Convenience has value, but know that’s what you’re buying.
5. Overestimating how advanced your search needs are
Not every site needs ecommerce-grade relevance strategy.
For docs, blogs, resource centers, and many SaaS sites, “fast, forgiving, and mostly correct” is enough. Don’t overbuy complexity.
Who should choose what
Here’s the clearest version I can give.
Choose Meilisearch if:
- you want lower long-term cost
- you prefer control over your stack
- you’re comfortable self-hosting or using a lighter cloud setup
- your search use case is straightforward
- you don’t need deep built-in analytics
- you want to avoid heavy vendor lock-in
It’s often best for:
- startups watching spend
- developer tools companies
- docs-heavy products
- internal search tools
- teams that already manage infrastructure
Choose Algolia if:
- you want the fastest path to polished search
- your team is small and ops-light
- search matters enough to justify paying for convenience
- you need strong analytics and tuning tools
- non-engineers will be involved in improving search
- you want rich UI components out of the box
It’s often best for:
- ecommerce teams
- content-heavy companies with marketing ownership
- SaaS companies with small engineering teams
- teams that want search to “just work”
A blunt version
If search is a supporting feature, Meilisearch is often the smarter buy.
If search is part of the product experience, Algolia is often the safer buy.
Final opinion
If I had to take a stance, here it is:
For most teams doing site search, Algolia is the better product.
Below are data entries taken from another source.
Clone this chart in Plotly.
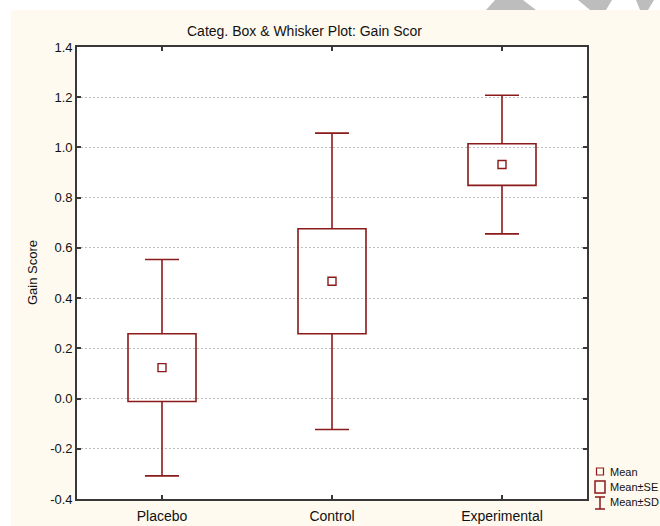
import plotly.graph_objects as go

# ---- data ----
categories = ["Placebo", "Control", "Experimental"]
means = [0.123, 0.467, 0.932]
se = [0.135, 0.209, 0.083]
sd = [0.431, 0.590, 0.276]
y_ticks = [-0.4, -0.2, 0.0, 0.2, 0.4, 0.6, 0.8, 1.0, 1.2, 1.4]
y_tick_labels = ["-0.4", "-0.2", "0.0", "0.2", "0.4", "0.6", "0.8", "1.0", "1.2", "1.4"]

RED = "#8b1a1a"
CREAM = "#fffaf0"
W, H = 660, 526
L, R, T, B = 77, 587, 47, 499


def px_x(p):
    return (p - L) / (R - L)


def px_y(p):
    return (B - p) / (B - T)


pos = list(range(len(categories)))
q1 = [m - s for m, s in zip(means, se)]
q3 = [m + s for m, s in zip(means, se)]
box_h = [2 * s for s in se]
lo = [m - s for m, s in zip(means, sd)]
hi = [m + s for m, s in zip(means, sd)]

BOX_W = 0.4
CAP = 0.1

wx, wy = [], []
for i, a, b, c, d in zip(pos, lo, q1, q3, hi):
    wx += [i, i, None, i, i, None, i - CAP, i + CAP, None, i - CAP, i + CAP, None]
    wy += [a, b, None, c, d, None, a, a, None, d, d, None]

fig = go.Figure()
fig.add_trace(go.Bar(
    x=pos, y=box_h, base=q1, width=BOX_W,
    marker=dict(color="rgba(0,0,0,0)", line=dict(color=RED, width=1.6)),
    showlegend=False, hoverinfo="skip",
))
fig.add_trace(go.Scatter(
    x=wx, y=wy, mode="lines", line=dict(color=RED, width=1.6),
    showlegend=False, hoverinfo="skip",
))
fig.add_trace(go.Scatter(
    x=pos, y=means, mode="markers",
    marker=dict(symbol="square-open", size=8, color=RED, line=dict(width=1.4, color=RED)),
    showlegend=False, hoverinfo="skip",
))

shapes = []
# white strips outside the cream page
shapes.append(dict(type="rect", xref="paper", yref="paper",
                   x0=px_x(-2), x1=px_x(11), y0=px_y(530), y1=px_y(-2),
                   fillcolor="white", line=dict(width=0)))
shapes.append(dict(type="rect", xref="paper", yref="paper",
                   x0=px_x(-2), x1=px_x(664), y0=px_y(10), y1=px_y(-2),
                   fillcolor="white", line=dict(width=0)))


def poly(pts, color="#bdbdbd"):
    d = "M " + " L ".join(f"{px_x(a)},{px_y(b)}" for a, b in pts) + " Z"
    return dict(type="path", xref="paper", yref="paper", path=d,
                fillcolor=color, line=dict(width=0))


shapes.append(poly([(495, 0), (523, 0), (536, 10), (486, 10)]))
shapes.append(poly([(578, 0), (612, 0), (606, 10), (590, 10)]))
shapes.append(poly([(636, 0), (654, 0), (648, 10), (640, 10)]))

# legend symbols
shapes.append(dict(type="rect", xref="paper", yref="paper",
                   x0=px_x(596.5), x1=px_x(603.5), y0=px_y(475), y1=px_y(468),
                   line=dict(color=RED, width=1.2)))
shapes.append(dict(type="rect", xref="paper", yref="paper",
                   x0=px_x(595), x1=px_x(605), y0=px_y(493), y1=px_y(481),
                   line=dict(color=RED, width=1.5)))
for (x0, y0, x1, y1) in [(600, 497, 600, 509), (595, 497, 605, 497), (595, 509, 605, 509)]:
    shapes.append(dict(type="line", xref="paper", yref="paper",
                       x0=px_x(x0), x1=px_x(x1), y0=px_y(y0), y1=px_y(y1),
                       line=dict(color=RED, width=1.5)))

annotations = [
    dict(text="Categ. Box & Whisker Plot: Gain Scor", x=px_x(185), y=px_y(31),
         xref="paper", yref="paper", xanchor="left", yanchor="middle",
         showarrow=False, font=dict(size=14, color="#111")),
    dict(text="Gain Score", x=px_x(32), y=px_y(273), xref="paper", yref="paper",
         textangle=-90, xanchor="center", yanchor="middle", showarrow=False,
         font=dict(size=13, color="#111")),
]
for label, yy in [("Mean", 472), ("Mean±SE", 487), ("Mean±SD", 502)]:
    annotations.append(dict(text=label, x=px_x(608), y=px_y(yy), xref="paper", yref="paper",
                            xanchor="left", yanchor="middle", showarrow=False,
                            font=dict(size=11, color="#111")))

fig.update_layout(
    width=W, height=H,
    margin=dict(l=L, r=W - R, t=T, b=H - B, pad=0, autoexpand=False),
    paper_bgcolor=CREAM, plot_bgcolor="white",
    font=dict(family="Liberation Sans, Arial, sans-serif", color="#111"),
    shapes=shapes, annotations=annotations, showlegend=False,
)
fig.update_xaxes(
    range=[-0.5, 2.5], tickvals=pos, ticktext=categories, showgrid=False, automargin=False,
    zeroline=False, showline=True, linecolor="#383838", linewidth=1.6, mirror="ticks",
    ticks="inside", ticklen=4, tickcolor="#383838", tickwidth=1.5,
    tickfont=dict(size=14), ticklabelstandoff=3,
)
fig.update_yaxes(
    range=[-0.4, 1.4], tickvals=y_ticks, ticktext=y_tick_labels, automargin=False,
    showgrid=True, gridcolor="#bdbdbd", griddash="2px,2px", gridwidth=1,
    zeroline=False, showline=True, linecolor="#383838", linewidth=1.6, mirror="ticks",
    ticks="inside", ticklen=4, tickcolor="#383838", tickwidth=1.5,
    tickfont=dict(size=13), ticklabelstandoff=0,
)

# remove the default 8px page margin so the 660x526 figure fills the window exactly
fig.write_html(
    "out.html",
    config={"displayModeBar": False},
    post_script="document.body.style.margin='0';document.documentElement.style.overflow='hidden';",
)
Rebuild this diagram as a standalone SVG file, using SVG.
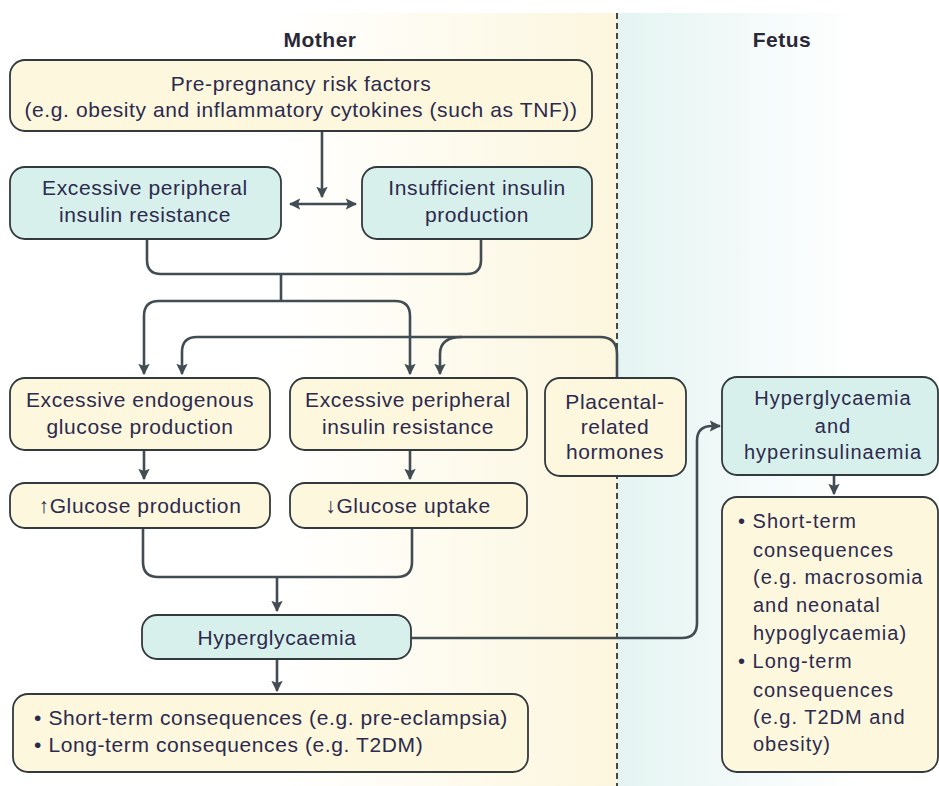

Meilisearch is often the better decision.That sounds contradictory, but it isn’t.
Algolia is more complete, more polished, and easier to operationalize. If budget is not a big concern and you want the least friction, it’s hard to argue against it.
But Meilisearch hits a very attractive middle ground. It’s fast, pleasant to work with, good enough for a lot of real search use cases, and much easier to justify financially over time. For many teams, especially technical ones, that matters more than having the most mature search platform.
So which should you choose?
- Choose Algolia if you want premium convenience and will actually use the platform.
- Choose Meilisearch if you want capable search without paying for a lot of managed extras.
My honest default for a typical engineering-led team today? I’d start with Meilisearch unless I had a clear reason to need Algolia’s platform advantages.
Not because Algolia is worse.
Because most teams need less than they think, and pay for more than they use.
FAQ
Is Meilisearch as good as Algolia?
For basic to moderately advanced site search, it can be. For highly tuned search programs with strong analytics, advanced relevance controls, and polished UI tooling, Algolia is still ahead.
Which is cheaper: Meilisearch or Algolia?
Usually Meilisearch, especially at scale or when self-hosted. Algolia can be cost-effective early, but pricing often becomes the bigger issue as usage grows.
Which is easier to implement?
Algolia is usually easier to implement end-to-end because the ecosystem is more complete. Meilisearch is simple to understand, but you may build more around it yourself.
Is Meilisearch good for ecommerce?
Yes, for simpler ecommerce search. But if filtering, ranking, merchandising, analytics, and conversion tuning are central, Algolia is often the stronger choice.
What are the key differences between Meilisearch and Algolia?
The key differences are:
- cost model
- ownership and hosting
- analytics maturity
- relevance tuning depth
- frontend ecosystem
- operational burden
That’s what should drive the decision more than raw feature lists.